It could be argued that the San Francisco Giants‘ biggest weakness this year has been the lack of consistency from their starting rotation.
Matt Cain, Tim Lincecum, and Ryan Vogelsong all got off to shaky starts, and Barry Zito has not pitched well since the early months of the season. Even with these struggles, however, the Giants have faith in the starters that they have, and it is very possible that their rotation at the beginning of next year will consist of Cain, Lincecum, Vogelsong, Madison Bumgarner and Chad Gaudin, all players that have started for the Giants this year.
Because of this, they don’t need to desperately evaluate starters in September hoping for someone who can hold down a rotation spot next season, and therefore Eric Surkamp will likely be the only starter that the team calls up when rosters expand.

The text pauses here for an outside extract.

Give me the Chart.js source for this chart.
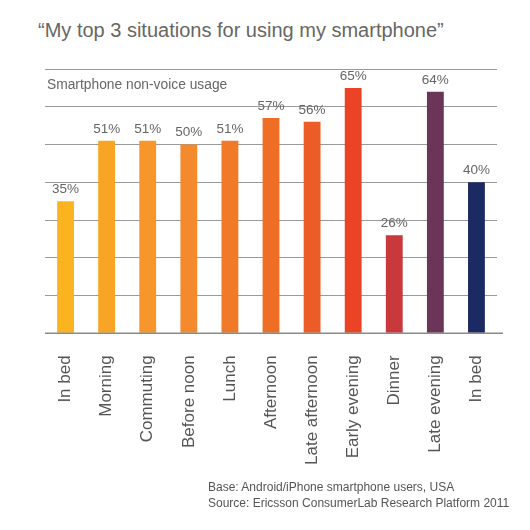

Though Surkamp struggled in his lone big-league appearance this year, a doubleheader spot start against the Cincinnati Reds where he gave up seven earned runs in 2.2 innings, he still has the potential to be at least a back-of-the-rotation major league starter. Surkamp has been dominant over his 14 minor league starts this year, putting up a 2.79 overall ERA.
Particularly impressive is the fact that he has a 2.75 ERA in the hitter-dominated PCL, and he’s doing it coming off Tommy John surgery.
The 26-year-old definitely needs to work on some things, particularly his command, which was his greatest tool pre-surgery but has been inconsistent since his return. With that said, he should still be allowed to work through these things in September with the big league club.
The Giants are going to want to limit Cain and Bumgarner’s innings to keep them fresh for next season, and probably will want to have as many options as possible as they do that. This is a large reason as to why swingmen Michael Kickham and Guillermo Moscoso already have spots with the Giants in advance of the season’s final month.
The only slight snub among starters is likely to be 21-year-old left-hander Edwin Escobar. The top prospect, who was added to the Giants’ 40-man roster this season, has had a very good year, but it just doesn’t make much sense to bring him up at this point in the year.
He’s just five weeks removed from High-A ball, and though he has a 2.98 ERA and is limiting hitters to a .233 average through eight Double-A starts, he’s shown some signs of fatigue recently, and the Giants won’t want to do anything to him that could damage his arm.
Instead of getting his feet wet in the majors in September, the Giants instead will probably just let him get some rest during September and hope that he can make a contribution to the major league team at some point next season.